> _OBJECTIVE_:
Begin with the first line of the material and write out each line exactly, ending with the line that contains "import plotly.graph_objects as go". Pictures are not part of the copy.

————

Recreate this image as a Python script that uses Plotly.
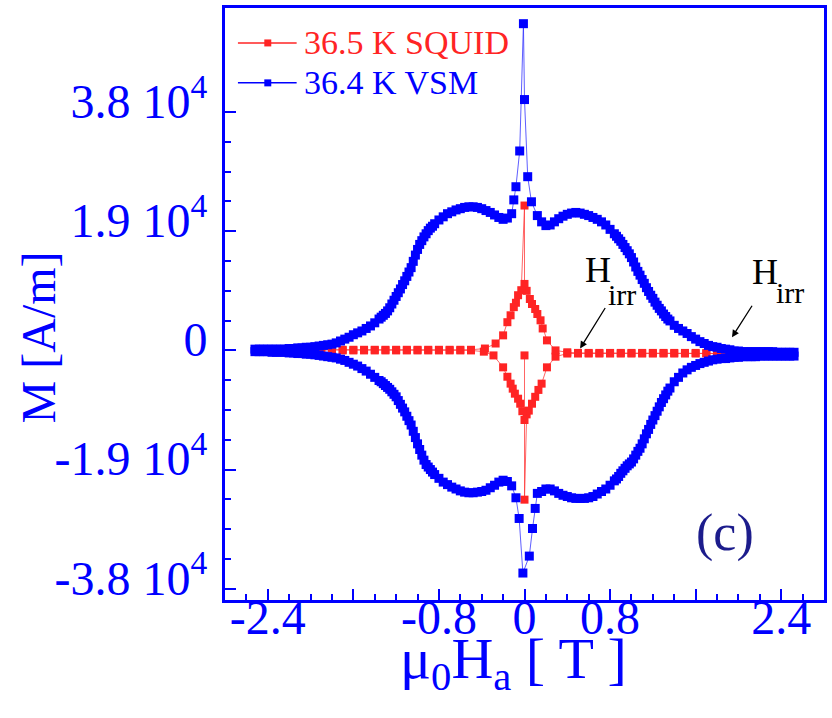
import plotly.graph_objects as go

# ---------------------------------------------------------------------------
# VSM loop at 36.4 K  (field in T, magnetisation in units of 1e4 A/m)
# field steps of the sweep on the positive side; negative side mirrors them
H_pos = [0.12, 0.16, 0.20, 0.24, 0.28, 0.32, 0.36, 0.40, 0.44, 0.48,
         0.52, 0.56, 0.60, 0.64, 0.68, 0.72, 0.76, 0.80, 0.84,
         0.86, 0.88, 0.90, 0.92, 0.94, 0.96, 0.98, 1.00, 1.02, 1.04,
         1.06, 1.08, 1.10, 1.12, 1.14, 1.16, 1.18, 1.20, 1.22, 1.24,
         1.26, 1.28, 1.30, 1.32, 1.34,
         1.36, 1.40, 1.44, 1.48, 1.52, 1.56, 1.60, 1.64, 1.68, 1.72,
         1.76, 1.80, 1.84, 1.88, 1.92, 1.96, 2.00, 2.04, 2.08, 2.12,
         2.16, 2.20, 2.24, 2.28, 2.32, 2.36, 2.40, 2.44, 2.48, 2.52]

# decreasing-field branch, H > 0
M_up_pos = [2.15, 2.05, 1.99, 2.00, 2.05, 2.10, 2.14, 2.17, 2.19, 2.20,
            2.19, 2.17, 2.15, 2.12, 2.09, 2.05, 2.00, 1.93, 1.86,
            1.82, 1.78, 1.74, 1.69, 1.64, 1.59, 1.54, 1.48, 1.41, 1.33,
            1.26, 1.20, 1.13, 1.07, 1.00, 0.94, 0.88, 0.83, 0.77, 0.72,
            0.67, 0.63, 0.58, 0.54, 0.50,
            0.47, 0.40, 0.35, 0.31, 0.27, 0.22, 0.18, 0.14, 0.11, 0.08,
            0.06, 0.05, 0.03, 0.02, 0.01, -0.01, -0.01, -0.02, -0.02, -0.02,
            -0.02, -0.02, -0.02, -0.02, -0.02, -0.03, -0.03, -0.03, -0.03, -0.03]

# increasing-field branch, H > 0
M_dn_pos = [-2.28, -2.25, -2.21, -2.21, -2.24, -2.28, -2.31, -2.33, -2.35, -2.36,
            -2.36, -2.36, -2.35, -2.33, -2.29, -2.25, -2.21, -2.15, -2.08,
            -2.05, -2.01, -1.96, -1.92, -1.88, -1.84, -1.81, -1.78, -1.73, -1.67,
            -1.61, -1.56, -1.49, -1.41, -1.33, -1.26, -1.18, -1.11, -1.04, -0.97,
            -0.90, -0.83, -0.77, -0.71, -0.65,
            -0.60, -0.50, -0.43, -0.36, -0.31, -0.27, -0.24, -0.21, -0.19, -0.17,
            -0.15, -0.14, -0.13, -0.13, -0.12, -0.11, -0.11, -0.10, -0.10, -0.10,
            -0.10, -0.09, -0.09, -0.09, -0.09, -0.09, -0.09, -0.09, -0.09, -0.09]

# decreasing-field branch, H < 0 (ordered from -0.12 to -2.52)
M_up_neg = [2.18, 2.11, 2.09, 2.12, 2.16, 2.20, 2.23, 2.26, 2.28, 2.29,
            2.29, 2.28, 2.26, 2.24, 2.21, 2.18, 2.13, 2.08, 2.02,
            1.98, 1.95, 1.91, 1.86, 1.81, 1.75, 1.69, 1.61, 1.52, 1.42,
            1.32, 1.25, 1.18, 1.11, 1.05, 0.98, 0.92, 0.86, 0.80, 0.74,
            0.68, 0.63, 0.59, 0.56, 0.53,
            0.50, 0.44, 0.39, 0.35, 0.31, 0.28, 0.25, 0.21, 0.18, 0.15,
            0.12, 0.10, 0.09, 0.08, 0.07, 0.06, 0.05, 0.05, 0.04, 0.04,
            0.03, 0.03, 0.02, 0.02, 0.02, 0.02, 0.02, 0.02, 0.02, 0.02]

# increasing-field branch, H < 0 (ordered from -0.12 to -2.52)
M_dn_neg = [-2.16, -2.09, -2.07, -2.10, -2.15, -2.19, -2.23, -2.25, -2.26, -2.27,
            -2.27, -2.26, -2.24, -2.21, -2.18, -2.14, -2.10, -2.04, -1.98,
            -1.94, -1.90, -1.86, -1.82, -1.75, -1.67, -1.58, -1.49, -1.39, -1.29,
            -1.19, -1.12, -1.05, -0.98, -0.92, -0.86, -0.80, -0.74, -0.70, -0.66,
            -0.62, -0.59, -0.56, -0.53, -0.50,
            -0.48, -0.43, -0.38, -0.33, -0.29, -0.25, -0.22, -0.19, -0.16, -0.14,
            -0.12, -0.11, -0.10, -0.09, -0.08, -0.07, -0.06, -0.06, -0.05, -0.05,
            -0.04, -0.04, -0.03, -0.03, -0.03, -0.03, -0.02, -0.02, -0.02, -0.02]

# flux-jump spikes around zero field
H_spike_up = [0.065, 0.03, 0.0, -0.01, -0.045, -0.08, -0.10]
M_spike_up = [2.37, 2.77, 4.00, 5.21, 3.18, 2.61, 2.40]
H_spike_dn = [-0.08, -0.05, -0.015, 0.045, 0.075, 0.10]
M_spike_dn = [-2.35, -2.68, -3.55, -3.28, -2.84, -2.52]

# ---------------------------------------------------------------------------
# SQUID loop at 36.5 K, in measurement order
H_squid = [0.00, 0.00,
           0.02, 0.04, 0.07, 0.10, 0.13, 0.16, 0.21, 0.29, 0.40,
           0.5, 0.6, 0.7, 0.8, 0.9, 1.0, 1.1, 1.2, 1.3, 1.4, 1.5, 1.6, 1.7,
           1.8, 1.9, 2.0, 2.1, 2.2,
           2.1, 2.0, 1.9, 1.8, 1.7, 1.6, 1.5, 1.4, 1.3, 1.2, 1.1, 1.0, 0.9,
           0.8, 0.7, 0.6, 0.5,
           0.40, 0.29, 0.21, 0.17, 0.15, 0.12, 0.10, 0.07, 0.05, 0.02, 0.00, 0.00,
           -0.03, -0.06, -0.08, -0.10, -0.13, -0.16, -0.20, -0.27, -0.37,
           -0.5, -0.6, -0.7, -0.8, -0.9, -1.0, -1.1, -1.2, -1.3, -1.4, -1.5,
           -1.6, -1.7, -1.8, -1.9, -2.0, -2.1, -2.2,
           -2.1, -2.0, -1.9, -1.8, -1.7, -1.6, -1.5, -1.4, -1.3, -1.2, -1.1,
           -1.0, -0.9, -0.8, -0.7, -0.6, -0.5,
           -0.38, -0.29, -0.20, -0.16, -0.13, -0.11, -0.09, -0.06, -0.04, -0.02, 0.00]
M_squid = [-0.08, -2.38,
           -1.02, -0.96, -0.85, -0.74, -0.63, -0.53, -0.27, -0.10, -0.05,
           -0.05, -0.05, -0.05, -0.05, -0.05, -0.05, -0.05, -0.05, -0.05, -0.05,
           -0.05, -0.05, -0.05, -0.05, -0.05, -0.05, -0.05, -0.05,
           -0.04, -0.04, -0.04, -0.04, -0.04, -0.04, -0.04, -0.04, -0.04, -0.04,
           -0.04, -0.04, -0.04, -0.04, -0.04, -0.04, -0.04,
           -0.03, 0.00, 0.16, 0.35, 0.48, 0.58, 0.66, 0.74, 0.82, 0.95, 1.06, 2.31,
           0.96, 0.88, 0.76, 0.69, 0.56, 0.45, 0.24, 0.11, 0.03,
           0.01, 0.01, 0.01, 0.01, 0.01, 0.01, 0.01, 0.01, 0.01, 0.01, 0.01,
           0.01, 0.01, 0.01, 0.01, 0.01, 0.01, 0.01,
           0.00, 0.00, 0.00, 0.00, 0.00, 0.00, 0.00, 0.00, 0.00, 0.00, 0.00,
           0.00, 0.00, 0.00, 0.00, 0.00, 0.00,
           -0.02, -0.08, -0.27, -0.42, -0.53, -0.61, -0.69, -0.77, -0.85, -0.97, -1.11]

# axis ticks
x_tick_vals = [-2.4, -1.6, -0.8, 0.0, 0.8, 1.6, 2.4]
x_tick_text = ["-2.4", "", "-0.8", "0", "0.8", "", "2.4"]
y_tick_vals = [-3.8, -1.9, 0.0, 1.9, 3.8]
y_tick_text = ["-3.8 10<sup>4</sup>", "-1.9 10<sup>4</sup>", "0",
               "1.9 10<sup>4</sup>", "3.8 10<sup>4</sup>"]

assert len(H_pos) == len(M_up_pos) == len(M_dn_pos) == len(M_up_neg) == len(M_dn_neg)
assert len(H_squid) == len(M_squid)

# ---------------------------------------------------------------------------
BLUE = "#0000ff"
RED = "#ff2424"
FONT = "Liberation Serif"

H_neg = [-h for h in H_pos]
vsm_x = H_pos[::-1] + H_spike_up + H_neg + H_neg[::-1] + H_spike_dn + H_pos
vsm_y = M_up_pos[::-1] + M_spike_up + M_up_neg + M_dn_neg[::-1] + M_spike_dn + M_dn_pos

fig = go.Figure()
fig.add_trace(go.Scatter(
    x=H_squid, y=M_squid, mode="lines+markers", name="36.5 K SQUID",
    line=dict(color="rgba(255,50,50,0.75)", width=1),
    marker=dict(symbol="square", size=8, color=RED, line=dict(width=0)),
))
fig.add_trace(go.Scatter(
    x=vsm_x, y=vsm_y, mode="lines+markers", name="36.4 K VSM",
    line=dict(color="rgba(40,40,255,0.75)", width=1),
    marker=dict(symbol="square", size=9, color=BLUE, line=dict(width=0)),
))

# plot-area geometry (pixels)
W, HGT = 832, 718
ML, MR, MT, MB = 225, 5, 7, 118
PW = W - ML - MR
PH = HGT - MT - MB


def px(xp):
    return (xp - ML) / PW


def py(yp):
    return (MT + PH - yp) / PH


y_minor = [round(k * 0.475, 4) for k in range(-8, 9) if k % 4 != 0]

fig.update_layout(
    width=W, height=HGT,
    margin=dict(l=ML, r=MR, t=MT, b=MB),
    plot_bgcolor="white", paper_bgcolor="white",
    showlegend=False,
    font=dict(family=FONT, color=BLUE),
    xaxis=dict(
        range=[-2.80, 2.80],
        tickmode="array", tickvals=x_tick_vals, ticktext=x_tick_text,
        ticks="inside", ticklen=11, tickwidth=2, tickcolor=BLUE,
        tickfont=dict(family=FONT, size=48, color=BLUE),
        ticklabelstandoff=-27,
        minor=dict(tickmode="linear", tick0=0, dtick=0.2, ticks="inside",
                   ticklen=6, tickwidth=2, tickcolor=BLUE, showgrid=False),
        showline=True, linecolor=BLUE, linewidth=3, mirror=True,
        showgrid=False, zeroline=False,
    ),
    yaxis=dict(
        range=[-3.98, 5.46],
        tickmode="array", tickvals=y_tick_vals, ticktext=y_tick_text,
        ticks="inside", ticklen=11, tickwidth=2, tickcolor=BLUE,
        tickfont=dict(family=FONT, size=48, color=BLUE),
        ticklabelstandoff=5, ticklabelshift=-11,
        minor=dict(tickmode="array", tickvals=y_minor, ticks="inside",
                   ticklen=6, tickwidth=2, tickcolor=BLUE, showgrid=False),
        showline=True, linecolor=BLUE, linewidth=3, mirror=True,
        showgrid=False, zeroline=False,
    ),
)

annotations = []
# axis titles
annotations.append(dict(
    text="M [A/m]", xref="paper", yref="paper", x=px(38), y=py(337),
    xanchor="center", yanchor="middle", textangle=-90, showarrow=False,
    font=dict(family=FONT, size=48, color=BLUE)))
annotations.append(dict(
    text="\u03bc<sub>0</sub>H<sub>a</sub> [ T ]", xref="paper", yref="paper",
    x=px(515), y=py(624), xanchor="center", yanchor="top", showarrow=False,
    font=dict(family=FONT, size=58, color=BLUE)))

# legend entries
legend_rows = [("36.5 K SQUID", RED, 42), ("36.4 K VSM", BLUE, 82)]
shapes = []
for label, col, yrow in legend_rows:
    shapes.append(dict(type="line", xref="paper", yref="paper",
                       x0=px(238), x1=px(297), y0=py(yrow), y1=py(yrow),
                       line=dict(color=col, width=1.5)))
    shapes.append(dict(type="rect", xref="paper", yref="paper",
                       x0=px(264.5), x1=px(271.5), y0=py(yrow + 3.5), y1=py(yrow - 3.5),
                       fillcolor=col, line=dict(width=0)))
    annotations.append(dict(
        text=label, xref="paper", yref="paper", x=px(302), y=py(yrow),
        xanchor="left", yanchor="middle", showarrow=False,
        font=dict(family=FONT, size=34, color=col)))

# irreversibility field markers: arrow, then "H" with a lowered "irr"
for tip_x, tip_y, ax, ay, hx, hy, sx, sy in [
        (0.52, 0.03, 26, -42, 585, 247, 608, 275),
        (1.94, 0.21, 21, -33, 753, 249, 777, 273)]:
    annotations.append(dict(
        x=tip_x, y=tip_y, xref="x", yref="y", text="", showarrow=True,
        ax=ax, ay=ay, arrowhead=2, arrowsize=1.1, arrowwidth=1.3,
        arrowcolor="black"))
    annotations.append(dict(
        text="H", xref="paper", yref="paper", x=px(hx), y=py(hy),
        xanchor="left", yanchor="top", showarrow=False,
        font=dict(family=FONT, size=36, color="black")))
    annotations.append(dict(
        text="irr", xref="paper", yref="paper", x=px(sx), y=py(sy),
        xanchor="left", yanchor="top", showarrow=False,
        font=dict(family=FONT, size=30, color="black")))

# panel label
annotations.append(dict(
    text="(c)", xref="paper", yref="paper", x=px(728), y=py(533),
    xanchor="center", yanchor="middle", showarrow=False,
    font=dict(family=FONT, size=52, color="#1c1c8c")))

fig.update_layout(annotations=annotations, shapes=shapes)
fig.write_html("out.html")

————

> _RESULT OF THE EXERCISE_:
Recreate this image as a Python script that uses Plotly.
import plotly.graph_objects as go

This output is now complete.